Alaska Airlines is expected to make operational on June 19 its new ticketing area to the left of the Door 5 entrance into the terminal. Come the fall Delta is scheduled to also relocate its operations in Terminal 2 at SFO into the area to the right of that entrance way into the Milk terminal.

Passengers needing to check in or drop off luggage with either airline will use the security entrance at the southern end of the Milk terminal by Door 4 that has been in use since the revamped area of the airport reopened in the summer of 2019.

For those arriving by SFO's AirTrain who already checked in online and don't have to drop off luggage, they will be able to walk from the shuttle station into the Milk terminal and access a new mezzanine-level security checkpoint above the main departures area. Calderwood's mural is visible to the left of that entryway.

"The travel hack for Harvey Milk Terminal 1 is you can stay on this level and go right to security," said Yakel as he pointed out the new checkpoint.

In January, a B.A.R. reporter using the airport's automated shuttle system that travels from its long-term parking structure to the four terminals noticed the voice-over didn't refer to Harvey Milk Terminal 1. It merely called it Terminal 1.

Since then airport officials renamed the International Terminal in honor of the late U.S. senator Dianne Feinstein, who died last fall. Like the Milk terminal, its new name is not used for the AirTrain narration.

Asked about SFO updating the script so the names of Milk and Feinstein are used, Yakel told the B.A.R. airport officials have taken it under consideration.

"We are reviewing the AirTrain announcements to determine if we can accommodate named terminals in the audio. There is a time constraint in these that favors more condensed announcements," explained Yakel.
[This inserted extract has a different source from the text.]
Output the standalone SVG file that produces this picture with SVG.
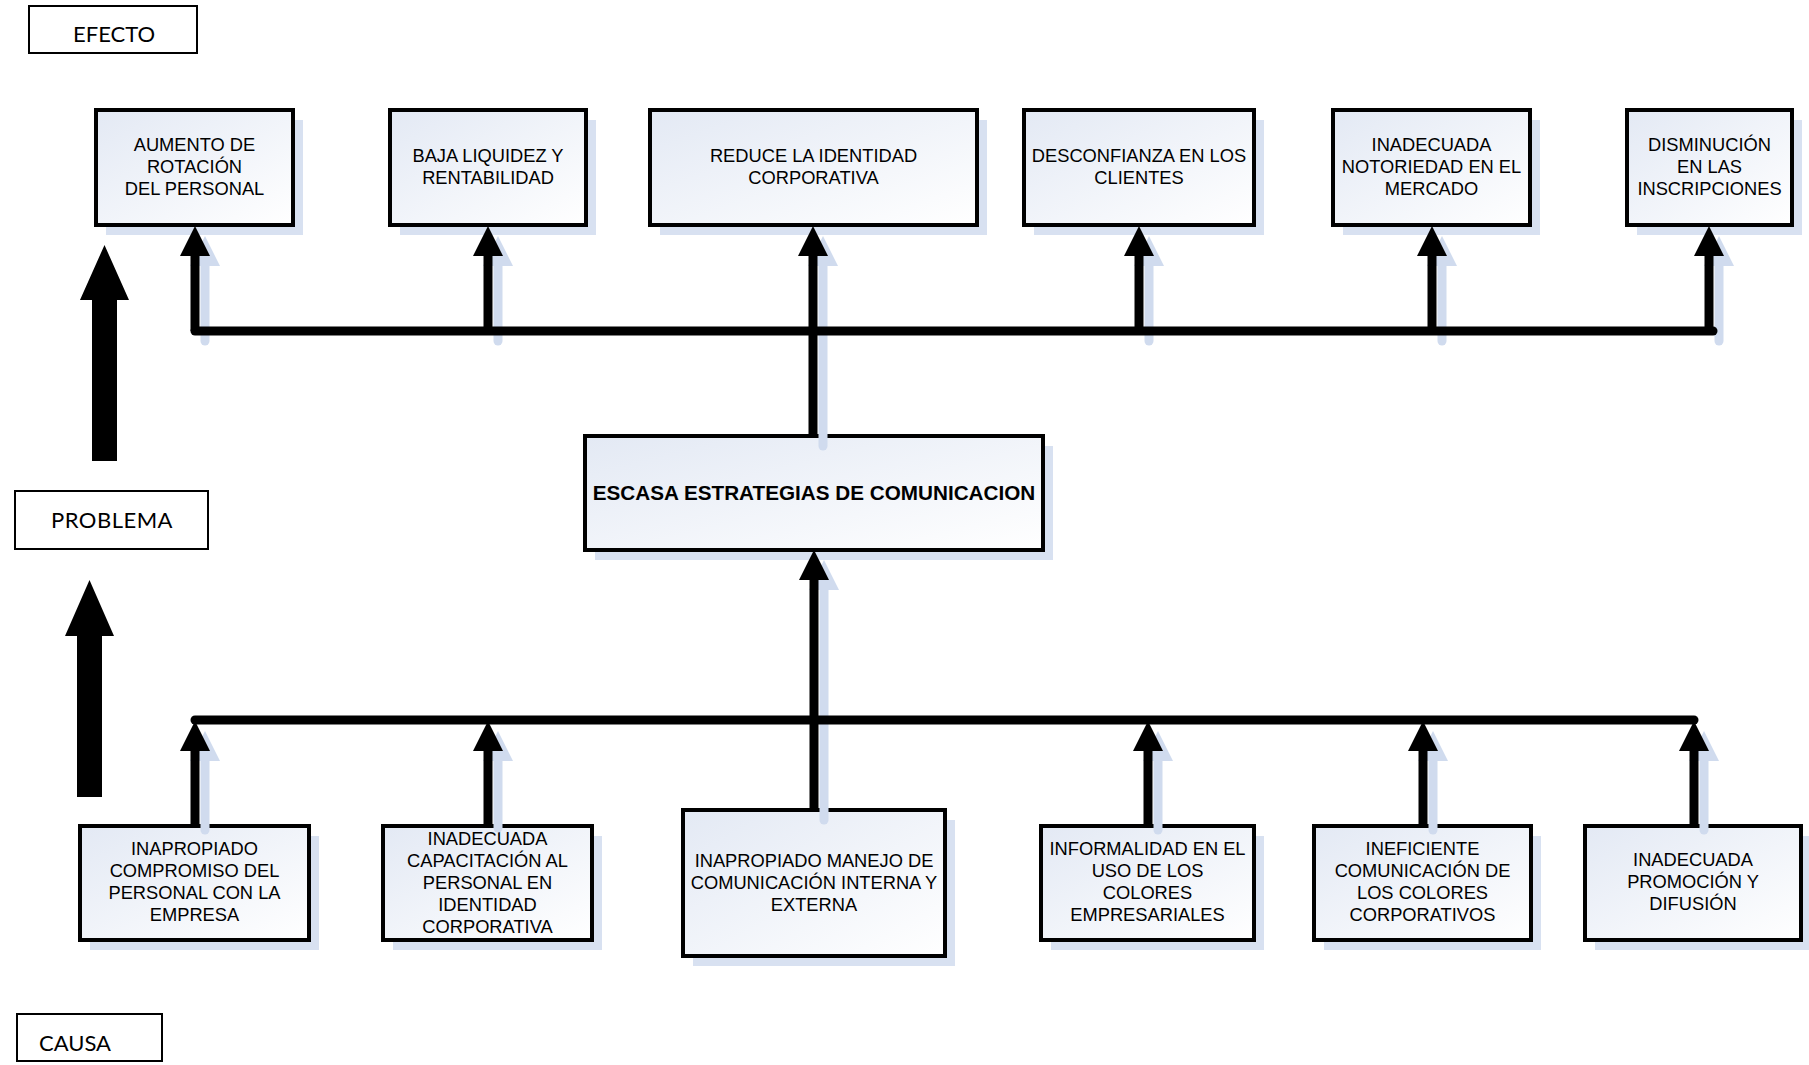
<svg xmlns="http://www.w3.org/2000/svg" width="1809" height="1065" viewBox="0 0 1809 1065">
  <style>
    .lbl { fill: #ffffff; stroke: #000000; stroke-width: 2; }
    .lbl-text { font-family: Lato, "Open Sans", sans-serif; font-size: 22px; fill: #000000; }
    .box { fill: url(#boxFill); stroke: #000000; stroke-width: 4; }
    .shadow { fill: #d8e1f1; stroke: none; }
    .t { font-family: "Liberation Sans", Arial, sans-serif; font-size: 18.3px; fill: #000000; text-anchor: middle; }
    .tb { font-family: "Liberation Sans", Arial, sans-serif; font-size: 20.7px; font-weight: bold; fill: #000000; text-anchor: middle; }
    .wire { fill: none; stroke: #000000; stroke-width: 9; stroke-linecap: round; }
    .arrow { fill: none; stroke: #000000; stroke-width: 9; marker-end: url(#head); }
    .arrow-sh { fill: none; stroke: #d0dbee; stroke-width: 9; stroke-linecap: round; marker-end: url(#headSh); }
    .big { fill: #000000; }
  </style>
  <defs>
    <linearGradient id="boxFill" x1="0" y1="0" x2="1" y2="1">
      <stop offset="0" stop-color="#e3e9f4"/>
      <stop offset="1" stop-color="#ffffff"/>
    </linearGradient>
    <marker id="head" markerUnits="userSpaceOnUse" markerWidth="30" markerHeight="30" viewBox="0 0 30 30" refX="0" refY="15" orient="auto">
      <path d="M0,0 L30,15 L0,30 Z" fill="#000000"/>
    </marker>
    <marker id="headSh" markerUnits="userSpaceOnUse" markerWidth="30" markerHeight="30" viewBox="0 0 30 30" refX="0" refY="15" orient="auto">
      <path d="M0,0 L30,15 L0,30 Z" fill="#d0dbee"/>
    </marker>
  </defs>

  <rect width="1809" height="1065" fill="#ffffff"/>

  <!-- side labels -->
  <g id="label-efecto">
    <rect class="lbl" x="29" y="6" width="168" height="47"/>
    <text class="lbl-text" x="73" y="42">EFECTO</text>
  </g>
  <g id="label-problema">
    <rect class="lbl" x="15" y="491" width="193" height="58"/>
    <text class="lbl-text" x="51" y="528" letter-spacing="0.5">PROBLEMA</text>
  </g>
  <g id="label-causa">
    <rect class="lbl" x="17" y="1014" width="145" height="47"/>
    <text class="lbl-text" x="39" y="1051">CAUSA</text>
  </g>

  <!-- direction arrows -->
  <g id="arrow-up-effect">
    <polygon class="big" points="92,300 80,300 104.5,245 129,300 117,300 117,461 92,461"/>
  </g>
  <g id="arrow-up-problem">
    <polygon class="big" points="77,636 65,636 89.5,580 114,636 102,636 102,797 77,797"/>
  </g>

  <!-- effect nodes -->
  <g id="effect-1">
    <rect class="shadow" x="106" y="120" width="197" height="115"/>
    <rect class="box" x="96" y="110" width="197" height="115"/>
    <text class="t" x="194.5" y="151">AUMENTO DE</text>
    <text class="t" x="194.5" y="173">ROTACIÓN</text>
    <text class="t" x="194.5" y="195">DEL PERSONAL</text>
  </g>
  <g id="effect-2">
    <rect class="shadow" x="400" y="120" width="196" height="115"/>
    <rect class="box" x="390" y="110" width="196" height="115"/>
    <text class="t" x="488" y="162">BAJA LIQUIDEZ Y</text>
    <text class="t" x="488" y="184">RENTABILIDAD</text>
  </g>
  <g id="effect-3">
    <rect class="shadow" x="660" y="120" width="327" height="115"/>
    <rect class="box" x="650" y="110" width="327" height="115"/>
    <text class="t" x="813.5" y="162">REDUCE LA IDENTIDAD</text>
    <text class="t" x="813.5" y="184">CORPORATIVA</text>
  </g>
  <g id="effect-4">
    <rect class="shadow" x="1034" y="120" width="230" height="115"/>
    <rect class="box" x="1024" y="110" width="230" height="115"/>
    <text class="t" x="1139" y="162">DESCONFIANZA EN LOS</text>
    <text class="t" x="1139" y="184">CLIENTES</text>
  </g>
  <g id="effect-5">
    <rect class="shadow" x="1343" y="120" width="197" height="115"/>
    <rect class="box" x="1333" y="110" width="197" height="115"/>
    <text class="t" x="1431.5" y="151">INADECUADA</text>
    <text class="t" x="1431.5" y="173">NOTORIEDAD EN EL</text>
    <text class="t" x="1431.5" y="195">MERCADO</text>
  </g>
  <g id="effect-6">
    <rect class="shadow" x="1637" y="120" width="165" height="115"/>
    <rect class="box" x="1627" y="110" width="165" height="115"/>
    <text class="t" x="1709.5" y="151">DISMINUCIÓN</text>
    <text class="t" x="1709.5" y="173">EN LAS</text>
    <text class="t" x="1709.5" y="195">INSCRIPCIONES</text>
  </g>

  <!-- central problem -->
  <g id="problem">
    <rect class="shadow" x="595" y="446" width="458" height="114"/>
    <rect class="box" x="585" y="436" width="458" height="114"/>
    <text class="tb" x="814" y="500">ESCASA ESTRATEGIAS DE COMUNICACION</text>
  </g>

  <!-- cause nodes -->
  <g id="cause-1">
    <rect class="shadow" x="90" y="836" width="229" height="114"/>
    <rect class="box" x="80" y="826" width="229" height="114"/>
    <text class="t" x="194.5" y="855">INAPROPIADO</text>
    <text class="t" x="194.5" y="877">COMPROMISO DEL</text>
    <text class="t" x="194.5" y="899">PERSONAL CON LA</text>
    <text class="t" x="194.5" y="921">EMPRESA</text>
  </g>
  <g id="cause-2">
    <rect class="shadow" x="393" y="836" width="209" height="114"/>
    <rect class="box" x="383" y="826" width="209" height="114"/>
    <text class="t" x="487.5" y="845">INADECUADA</text>
    <text class="t" x="487.5" y="867">CAPACITACIÓN AL</text>
    <text class="t" x="487.5" y="889">PERSONAL EN</text>
    <text class="t" x="487.5" y="911">IDENTIDAD</text>
    <text class="t" x="487.5" y="933">CORPORATIVA</text>
  </g>
  <g id="cause-3">
    <rect class="shadow" x="693" y="820" width="262" height="146"/>
    <rect class="box" x="683" y="810" width="262" height="146"/>
    <text class="t" x="814" y="867">INAPROPIADO MANEJO DE</text>
    <text class="t" x="814" y="889">COMUNICACIÓN INTERNA Y</text>
    <text class="t" x="814" y="911">EXTERNA</text>
  </g>
  <g id="cause-4">
    <rect class="shadow" x="1051" y="836" width="213" height="114"/>
    <rect class="box" x="1041" y="826" width="213" height="114"/>
    <text class="t" x="1147.5" y="855">INFORMALIDAD EN EL</text>
    <text class="t" x="1147.5" y="877">USO DE LOS</text>
    <text class="t" x="1147.5" y="899">COLORES</text>
    <text class="t" x="1147.5" y="921">EMPRESARIALES</text>
  </g>
  <g id="cause-5">
    <rect class="shadow" x="1324" y="836" width="217" height="114"/>
    <rect class="box" x="1314" y="826" width="217" height="114"/>
    <text class="t" x="1422.5" y="855">INEFICIENTE</text>
    <text class="t" x="1422.5" y="877">COMUNICACIÓN DE</text>
    <text class="t" x="1422.5" y="899">LOS COLORES</text>
    <text class="t" x="1422.5" y="921">CORPORATIVOS</text>
  </g>
  <g id="cause-6">
    <rect class="shadow" x="1595" y="836" width="216" height="114"/>
    <rect class="box" x="1585" y="826" width="216" height="114"/>
    <text class="t" x="1693" y="866">INADECUADA</text>
    <text class="t" x="1693" y="888">PROMOCIÓN Y</text>
    <text class="t" x="1693" y="910">DIFUSIÓN</text>
  </g>

  <!-- connectors -->
  <g id="connectors">
    <!-- soft shadows of the vertical runs -->
    <g transform="translate(10,10)">
      <path class="arrow-sh" d="M195,331 V256"/>
      <path class="arrow-sh" d="M488,331 V256"/>
      <path class="arrow-sh" d="M813,436 V256"/>
      <path class="arrow-sh" d="M1139,331 V256"/>
      <path class="arrow-sh" d="M1432,331 V256"/>
      <path class="arrow-sh" d="M1709,331 V256"/>
      <path class="arrow-sh" d="M195,820 V751"/>
      <path class="arrow-sh" d="M488,818 V751"/>
      <path class="arrow-sh" d="M1148,820 V751"/>
      <path class="arrow-sh" d="M1423,820 V751"/>
      <path class="arrow-sh" d="M1694,820 V751"/>
      <path class="arrow-sh" d="M814,810 V580"/>
    </g>
    <!-- effect side -->
    <path class="wire" d="M195,331 H1713"/>
    <path class="arrow" d="M195,331 V256"/>
    <path class="arrow" d="M488,331 V256"/>
    <path class="arrow" d="M813,436 V256"/>
    <path class="arrow" d="M1139,331 V256"/>
    <path class="arrow" d="M1432,331 V256"/>
    <path class="arrow" d="M1709,331 V256"/>
    <!-- cause side -->
    <path class="wire" d="M195,720 H1694"/>
    <path class="arrow" d="M195,826 V751"/>
    <path class="arrow" d="M488,826 V751"/>
    <path class="arrow" d="M1148,826 V751"/>
    <path class="arrow" d="M1423,826 V751"/>
    <path class="arrow" d="M1694,826 V751"/>
    <path class="arrow" d="M814,810 V580"/>
  </g>
</svg>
Artist Craig Calderwood earlier this year worked on their mural in Harvey Milk Terminal 1 at San Francisco International Airport. Photo: SFO Museum  

Murals nod to Milk
After an initial request by gay former supervisor David Campos to name the entire airport after Milk was rejected, followed by a protracted fight over naming Terminal 1 for the civil rights leader, city officials finalized the aviation honor in 2018. It became the first airport facility in the world named after an LGBTQ leader.

Other legislative fights ensued over how the airport would handle the signage for the Harvey Milk Terminal 1 and how it would incorporate Milk's life story into its design, resulting in the requirement for artwork inspired by him.

The SFO Museum created a photographic exhibit tracing Milk's life from his childhood in New York to his days as a pioneering political operative in San Francisco during the 1970s. It is in an area dubbed the Central Inglenook near the American Airlines check-in counters at the Milk terminal.

In talking about the inspiration for their murals, Calderwood had told the B.A.R. they wanted to create a piece that didn't necessarily represent Milk in a straightforward way.

"I was looking at Harvey Milk's legacy and his wanting life for others to be nice and easy. Not just queer people, but labor unions and all kinds of marginalized people who deserved to have a nice life and an easy life," said Calderwood.

The murals incorporate a 1960s motif that harkens to Milk's growing up during that time period and derided for looking like a hippie with his long hair and way of dress. The inclusion of dogs into one mural scene nods to Milk's sponsoring a local law to encourage dog owners to pick up their pooches' poop. Milk famously planted a pile of dog excrement to step on following a news conference he held about the law.

"Dogs feel very San Francisco to me. A lot of people are trying to make a dog happen in their life in the city," Calderwood had noted.